▶ [Given request]:
Leave out all pictures. Return exactly the lines from the top of the material through the line containing "ax.add_patch(cap)".
★ ★ ★ ★ ★
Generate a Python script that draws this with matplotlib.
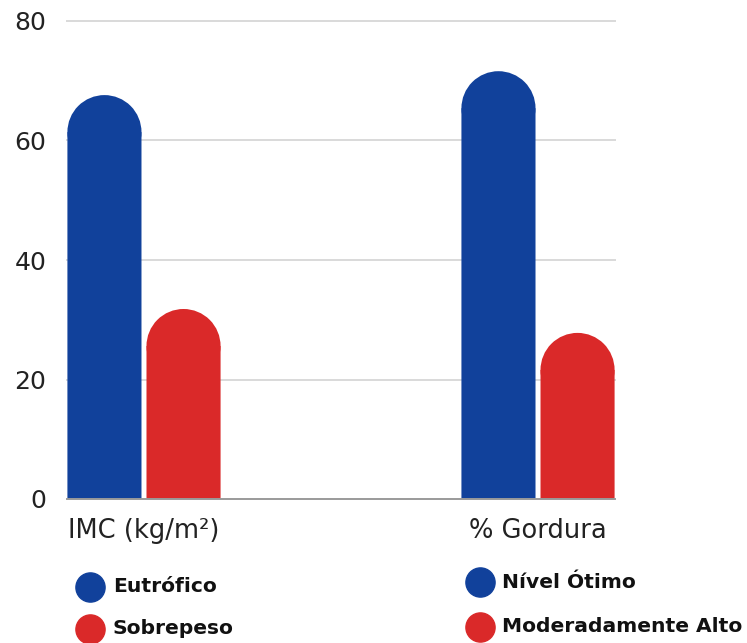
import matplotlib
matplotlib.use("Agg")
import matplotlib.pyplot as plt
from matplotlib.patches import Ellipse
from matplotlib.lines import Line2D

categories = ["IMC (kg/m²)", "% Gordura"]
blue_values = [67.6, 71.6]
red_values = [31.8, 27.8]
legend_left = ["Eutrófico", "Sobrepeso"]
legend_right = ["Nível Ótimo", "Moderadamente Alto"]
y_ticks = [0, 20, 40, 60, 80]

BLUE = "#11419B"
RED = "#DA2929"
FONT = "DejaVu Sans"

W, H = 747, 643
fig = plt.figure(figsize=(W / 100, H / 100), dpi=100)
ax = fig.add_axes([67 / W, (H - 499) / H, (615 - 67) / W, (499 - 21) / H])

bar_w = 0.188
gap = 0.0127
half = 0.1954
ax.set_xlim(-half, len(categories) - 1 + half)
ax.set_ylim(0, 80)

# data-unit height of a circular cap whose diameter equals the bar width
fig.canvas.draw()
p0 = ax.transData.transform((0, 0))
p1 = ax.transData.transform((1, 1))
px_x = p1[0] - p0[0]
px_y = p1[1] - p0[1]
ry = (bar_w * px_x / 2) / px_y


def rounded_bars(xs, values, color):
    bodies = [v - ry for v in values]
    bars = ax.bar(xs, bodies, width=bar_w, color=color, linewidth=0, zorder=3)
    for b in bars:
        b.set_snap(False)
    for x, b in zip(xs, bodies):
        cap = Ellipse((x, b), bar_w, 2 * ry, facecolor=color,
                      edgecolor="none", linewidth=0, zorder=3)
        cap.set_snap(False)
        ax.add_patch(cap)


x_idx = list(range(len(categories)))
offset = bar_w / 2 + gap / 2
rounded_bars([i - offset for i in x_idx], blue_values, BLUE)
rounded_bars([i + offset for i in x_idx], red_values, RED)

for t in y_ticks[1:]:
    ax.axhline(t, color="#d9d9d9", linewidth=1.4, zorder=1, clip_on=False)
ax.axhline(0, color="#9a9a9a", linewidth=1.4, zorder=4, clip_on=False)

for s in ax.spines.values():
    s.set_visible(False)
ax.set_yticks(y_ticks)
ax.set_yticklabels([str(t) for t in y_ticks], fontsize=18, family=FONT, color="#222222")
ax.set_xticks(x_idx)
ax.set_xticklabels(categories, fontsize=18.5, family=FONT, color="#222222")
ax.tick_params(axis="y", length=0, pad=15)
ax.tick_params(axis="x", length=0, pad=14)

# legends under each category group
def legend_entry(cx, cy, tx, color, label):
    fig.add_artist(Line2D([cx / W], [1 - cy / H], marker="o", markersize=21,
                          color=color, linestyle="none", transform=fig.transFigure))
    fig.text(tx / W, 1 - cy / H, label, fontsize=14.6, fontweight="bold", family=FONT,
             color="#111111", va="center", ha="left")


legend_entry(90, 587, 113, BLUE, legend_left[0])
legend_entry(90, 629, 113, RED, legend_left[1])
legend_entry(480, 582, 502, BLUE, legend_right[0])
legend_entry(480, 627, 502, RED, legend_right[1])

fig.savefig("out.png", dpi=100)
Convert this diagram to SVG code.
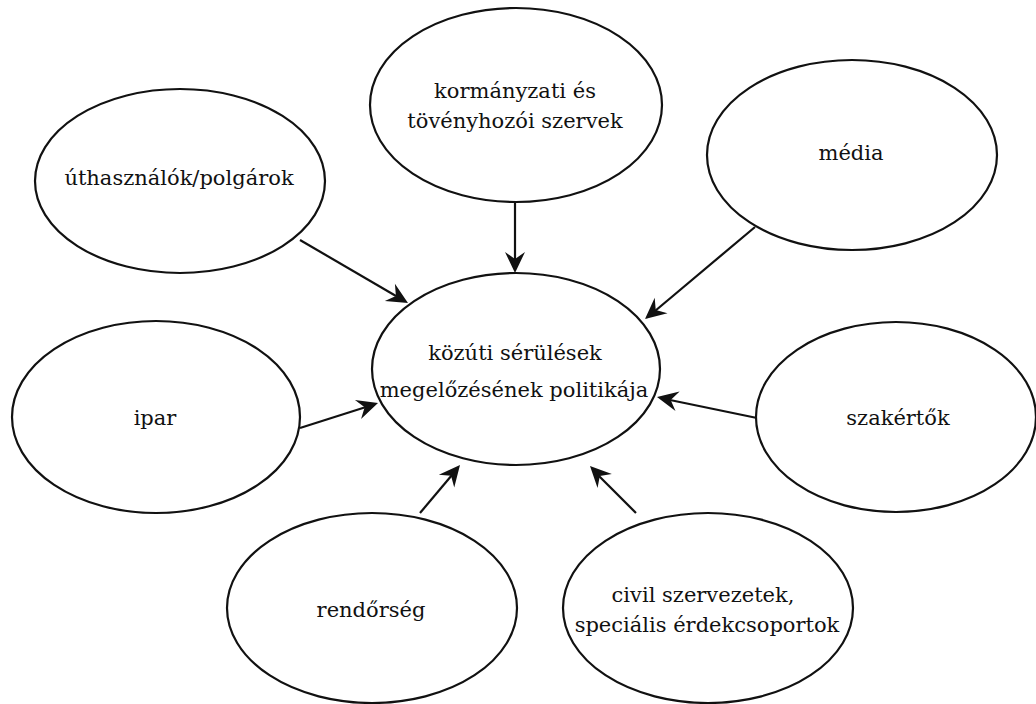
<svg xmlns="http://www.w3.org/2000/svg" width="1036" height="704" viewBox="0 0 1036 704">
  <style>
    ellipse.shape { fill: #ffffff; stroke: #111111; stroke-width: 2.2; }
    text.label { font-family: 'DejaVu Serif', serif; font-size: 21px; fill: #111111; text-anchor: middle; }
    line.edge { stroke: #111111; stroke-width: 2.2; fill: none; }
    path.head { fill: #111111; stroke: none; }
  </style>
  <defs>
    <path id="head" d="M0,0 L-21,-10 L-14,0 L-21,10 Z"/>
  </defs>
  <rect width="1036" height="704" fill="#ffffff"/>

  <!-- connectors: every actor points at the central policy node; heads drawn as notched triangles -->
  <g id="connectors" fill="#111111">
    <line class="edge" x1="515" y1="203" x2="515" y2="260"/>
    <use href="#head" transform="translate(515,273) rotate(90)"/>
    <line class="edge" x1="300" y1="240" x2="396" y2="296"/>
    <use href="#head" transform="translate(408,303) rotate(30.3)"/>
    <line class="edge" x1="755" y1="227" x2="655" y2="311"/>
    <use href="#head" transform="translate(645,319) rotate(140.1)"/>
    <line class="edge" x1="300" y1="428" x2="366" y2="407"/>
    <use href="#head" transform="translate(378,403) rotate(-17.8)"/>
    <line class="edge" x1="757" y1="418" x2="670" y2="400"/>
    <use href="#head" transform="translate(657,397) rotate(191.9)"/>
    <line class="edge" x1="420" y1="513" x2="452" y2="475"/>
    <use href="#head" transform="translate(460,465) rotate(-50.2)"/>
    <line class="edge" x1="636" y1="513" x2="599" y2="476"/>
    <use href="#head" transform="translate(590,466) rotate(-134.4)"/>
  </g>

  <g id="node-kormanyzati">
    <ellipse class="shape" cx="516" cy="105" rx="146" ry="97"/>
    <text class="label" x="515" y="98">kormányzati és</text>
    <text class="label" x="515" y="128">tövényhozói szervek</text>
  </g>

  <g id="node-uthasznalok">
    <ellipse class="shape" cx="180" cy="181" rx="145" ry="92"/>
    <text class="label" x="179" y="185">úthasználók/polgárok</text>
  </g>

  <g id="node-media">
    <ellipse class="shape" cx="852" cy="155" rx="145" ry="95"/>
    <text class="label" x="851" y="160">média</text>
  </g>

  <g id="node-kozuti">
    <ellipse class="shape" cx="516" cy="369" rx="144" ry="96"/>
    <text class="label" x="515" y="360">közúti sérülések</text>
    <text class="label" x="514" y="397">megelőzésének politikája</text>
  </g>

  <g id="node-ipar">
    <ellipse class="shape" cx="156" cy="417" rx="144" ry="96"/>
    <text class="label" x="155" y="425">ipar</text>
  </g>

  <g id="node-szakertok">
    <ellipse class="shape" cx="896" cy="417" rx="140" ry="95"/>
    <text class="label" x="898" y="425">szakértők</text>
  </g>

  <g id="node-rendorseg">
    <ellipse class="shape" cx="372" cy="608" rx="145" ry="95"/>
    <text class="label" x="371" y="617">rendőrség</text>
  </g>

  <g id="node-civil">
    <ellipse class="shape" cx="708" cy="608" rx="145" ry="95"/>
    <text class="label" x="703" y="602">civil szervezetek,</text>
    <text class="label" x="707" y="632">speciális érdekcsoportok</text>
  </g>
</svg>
★ ★ ★ ★ ★
▶ [Written answer]:
Generate a Python script that draws this with matplotlib.
import matplotlib
matplotlib.use("Agg")
import matplotlib.pyplot as plt
from matplotlib.patches import Ellipse
from matplotlib.lines import Line2D

categories = ["IMC (kg/m²)", "% Gordura"]
blue_values = [67.6, 71.6]
red_values = [31.8, 27.8]
legend_left = ["Eutrófico", "Sobrepeso"]
legend_right = ["Nível Ótimo", "Moderadamente Alto"]
y_ticks = [0, 20, 40, 60, 80]

BLUE = "#11419B"
RED = "#DA2929"
FONT = "DejaVu Sans"

W, H = 747, 643
fig = plt.figure(figsize=(W / 100, H / 100), dpi=100)
ax = fig.add_axes([67 / W, (H - 499) / H, (615 - 67) / W, (499 - 21) / H])

bar_w = 0.188
gap = 0.0127
half = 0.1954
ax.set_xlim(-half, len(categories) - 1 + half)
ax.set_ylim(0, 80)

# data-unit height of a circular cap whose diameter equals the bar width
fig.canvas.draw()
p0 = ax.transData.transform((0, 0))
p1 = ax.transData.transform((1, 1))
px_x = p1[0] - p0[0]
px_y = p1[1] - p0[1]
ry = (bar_w * px_x / 2) / px_y


def rounded_bars(xs, values, color):
    bodies = [v - ry for v in values]
    bars = ax.bar(xs, bodies, width=bar_w, color=color, linewidth=0, zorder=3)
    for b in bars:
        b.set_snap(False)
    for x, b in zip(xs, bodies):
        cap = Ellipse((x, b), bar_w, 2 * ry, facecolor=color,
                      edgecolor="none", linewidth=0, zorder=3)
        cap.set_snap(False)
        ax.add_patch(cap)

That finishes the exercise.